▸ Brief
Take the lines of the data below from the very first through the line containing "(a1 |- 0,376);" and output them exactly, pictures excluded.
======== Data extract ========
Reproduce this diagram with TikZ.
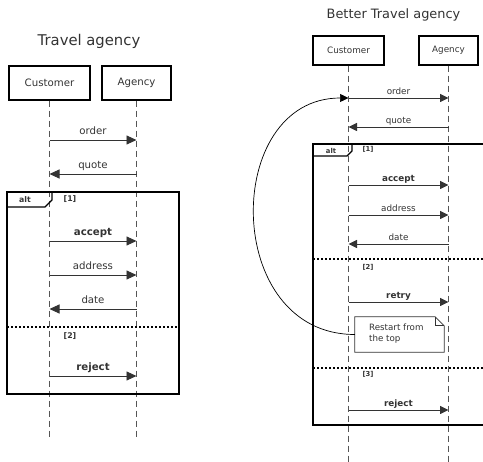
\documentclass[tikz,border=0pt]{standalone}
\usepackage{fontspec}
\setmainfont{DejaVu Sans}
\usetikzlibrary{arrows.meta}
\definecolor{ink}{HTML}{333333}
\definecolor{lline}{HTML}{555555}
\begin{document}
\begin{tikzpicture}[x=1pt,y=-1pt,
  lbox/.style={draw=black, line width=1.3pt, text=ink, inner sep=0pt},
  lifeline/.style={draw=lline, line width=0.9pt, dash pattern=on 6pt off 4pt},
  msgA/.style={draw=ink, line width=0.9pt, -{Triangle[length=10pt,width=9pt]}},
  msgB/.style={draw=ink, line width=0.9pt, -{Triangle[length=8.5pt,width=8pt]}},
  labA/.style={pos=0.5, anchor=base, yshift=5pt, text=ink, inner sep=0pt, font=\fontsize{10.2}{12}\selectfont},
  labB/.style={pos=0.5, anchor=base, yshift=3.5pt, text=ink, inner sep=0pt, font=\fontsize{8.8}{10}\selectfont},
  frame/.style={draw=black, line width=1.4pt},
  divider/.style={draw=black, line width=1.1pt, dash pattern=on 2pt off 2pt},
  guardA/.style={text=ink, inner sep=0pt, font=\fontsize{7.8}{9}\selectfont\bfseries},
  guardB/.style={text=ink, inner sep=0pt, font=\fontsize{6.8}{8}\selectfont\bfseries}
]
\useasboundingbox (0,0) rectangle (483,462);
\clip (0,0) rectangle (483,462);

% ---------------- left diagram ----------------
\node[text=ink, inner sep=0pt, font=\fontsize{14.8}{16}\selectfont] (t1) at (89,41) {Travel agency};
\node[lbox, minimum width=81pt, minimum height=34pt, font=\fontsize{10.2}{12}\selectfont] (c1) at (49.5,83) {Customer};
\node[lbox, minimum width=69pt, minimum height=34pt, font=\fontsize{10.2}{12}\selectfont] (a1) at (136.5,83) {Agency};
\coordinate (c1e) at (49.5,437);
\coordinate (a1e) at (136.5,437);
\draw[lifeline] (c1.south) -- (c1e);
\draw[lifeline] (a1.south) -- (a1e);

\draw[msgA] (c1 |- 0,140) -- node[labA] {order} (a1 |- 0,140);
\draw[msgA] (a1 |- 0,174) -- node[labA] {quote} (c1 |- 0,174);
\draw[msgA] (c1 |- 0,241) -- node[labA, font=\fontsize{10.2}{12}\selectfont\bfseries] {accept} (a1 |- 0,241);
\draw[msgA] (c1 |- 0,275) -- node[labA] {address} (a1 |- 0,275);
\draw[msgA] (a1 |- 0,309) -- node[labA] {date} (c1 |- 0,309);
\draw[msgA] (c1 |- 0,376) -- node[labA, font=\fontsize{10.2}{12}\selectfont\bfseries] {reject} (a1 |- 0,376);

\draw[frame] (7,192) rectangle (179,394);
\draw[frame] (7,207) -- (45,207) -- (52,200) -- (52,192);
\node[guardA] (alt1) at (25,199.5) {alt};
\node[guardA] (g11) at (70,199) {[1]};
\draw[divider] (7,327) -- (179,327);
\node[guardA] (g12) at (70,336) {[2]};

% ---------------- right diagram ----------------
\node[text=ink, inner sep=0pt, font=\fontsize{12.9}{14}\selectfont] (t2) at (393.5,15) {Better Travel agency};
\node[lbox, minimum width=71pt, minimum height=29pt, font=\fontsize{8.8}{10}\selectfont] (c2) at (348.5,50.5) {Customer};
\node[lbox, minimum width=59pt, minimum height=29pt, font=\fontsize{8.8}{10}\selectfont] (a2) at (448.5,50.5) {Agency};
\coordinate (c2e) at (348.5,470);
\coordinate (a2e) at (448.5,470);
\draw[lifeline] (c2.south) -- (c2e);
\draw[lifeline] (a2.south) -- (a2e);

\draw[msgB] (c2 |- 0,98) -- node[labB] {order} (a2 |- 0,98);
\draw[msgB] (a2 |- 0,127) -- node[labB] {quote} (c2 |- 0,127);
\draw[msgB] (c2 |- 0,185) -- node[labB, font=\fontsize{8.8}{10}\selectfont\bfseries] {accept} (a2 |- 0,185);
\draw[msgB] (c2 |- 0,215) -- node[labB] {address} (a2 |- 0,215);
\draw[msgB] (a2 |- 0,244) -- node[labB] {date} (c2 |- 0,244);
\draw[msgB] (c2 |- 0,302) -- node[labB, font=\fontsize{8.8}{10}\selectfont\bfseries] {retry} (a2 |- 0,302);
\draw[msgB] (c2 |- 0,410) -- node[labB, font=\fontsize{8.8}{10}\selectfont\bfseries] {reject} (a2 |- 0,410);

\draw[frame] (313,144) rectangle (500,425);
\draw[frame] (313,156) -- (347,156) -- (352,151) -- (352,144);
\node[guardB] (alt2) at (331,150.5) {alt};
\node[guardB] (g21) at (368,149) {[1]};
\draw[divider] (313,259) -- (500,259);
\node[guardB] (g22) at (368,267) {[2]};
\draw[divider] (313,368) -- (500,368);
\node[guardB] (g23) at (368,374) {[3]};

% note
\node[fill=white, minimum width=89pt, minimum height=35pt, inner sep=0pt] (note) at (399.5,334.5) {};
\node[anchor=west, align=left, text=ink, inner sep=0pt, font=\fontsize{8.7}{10.8}\selectfont] (notetext) at (369,334) {Restart from\\the top};
\draw[draw=ink, line width=0.8pt] (note.north west) -- ([xshift=-9pt]note.north east) -- ([yshift=-9pt]note.north east) -- (note.south east) -- (note.south west) -- cycle;
\draw[draw=ink, line width=0.6pt] ([xshift=-9pt]note.north east) -- ([xshift=-9pt,yshift=-9pt]note.north east) -- ([yshift=-9pt]note.north east);
\draw[draw=black, line width=0.7pt, -{Triangle[length=8.5pt,width=8pt]}] (note.west) .. controls (222,334.5) and (222,98) .. (c2 |- 0,98);
\end{tikzpicture}
\end{document}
========
▸ Answer to the exercise
Reproduce this diagram with TikZ.
\documentclass[tikz,border=0pt]{standalone}
\usepackage{fontspec}
\setmainfont{DejaVu Sans}
\usetikzlibrary{arrows.meta}
\definecolor{ink}{HTML}{333333}
\definecolor{lline}{HTML}{555555}
\begin{document}
\begin{tikzpicture}[x=1pt,y=-1pt,
  lbox/.style={draw=black, line width=1.3pt, text=ink, inner sep=0pt},
  lifeline/.style={draw=lline, line width=0.9pt, dash pattern=on 6pt off 4pt},
  msgA/.style={draw=ink, line width=0.9pt, -{Triangle[length=10pt,width=9pt]}},
  msgB/.style={draw=ink, line width=0.9pt, -{Triangle[length=8.5pt,width=8pt]}},
  labA/.style={pos=0.5, anchor=base, yshift=5pt, text=ink, inner sep=0pt, font=\fontsize{10.2}{12}\selectfont},
  labB/.style={pos=0.5, anchor=base, yshift=3.5pt, text=ink, inner sep=0pt, font=\fontsize{8.8}{10}\selectfont},
  frame/.style={draw=black, line width=1.4pt},
  divider/.style={draw=black, line width=1.1pt, dash pattern=on 2pt off 2pt},
  guardA/.style={text=ink, inner sep=0pt, font=\fontsize{7.8}{9}\selectfont\bfseries},
  guardB/.style={text=ink, inner sep=0pt, font=\fontsize{6.8}{8}\selectfont\bfseries}
]
\useasboundingbox (0,0) rectangle (483,462);
\clip (0,0) rectangle (483,462);

% ---------------- left diagram ----------------
\node[text=ink, inner sep=0pt, font=\fontsize{14.8}{16}\selectfont] (t1) at (89,41) {Travel agency};
\node[lbox, minimum width=81pt, minimum height=34pt, font=\fontsize{10.2}{12}\selectfont] (c1) at (49.5,83) {Customer};
\node[lbox, minimum width=69pt, minimum height=34pt, font=\fontsize{10.2}{12}\selectfont] (a1) at (136.5,83) {Agency};
\coordinate (c1e) at (49.5,437);
\coordinate (a1e) at (136.5,437);
\draw[lifeline] (c1.south) -- (c1e);
\draw[lifeline] (a1.south) -- (a1e);

\draw[msgA] (c1 |- 0,140) -- node[labA] {order} (a1 |- 0,140);
\draw[msgA] (a1 |- 0,174) -- node[labA] {quote} (c1 |- 0,174);
\draw[msgA] (c1 |- 0,241) -- node[labA, font=\fontsize{10.2}{12}\selectfont\bfseries] {accept} (a1 |- 0,241);
\draw[msgA] (c1 |- 0,275) -- node[labA] {address} (a1 |- 0,275);
\draw[msgA] (a1 |- 0,309) -- node[labA] {date} (c1 |- 0,309);
\draw[msgA] (c1 |- 0,376) -- node[labA, font=\fontsize{10.2}{12}\selectfont\bfseries] {reject} (a1 |- 0,376);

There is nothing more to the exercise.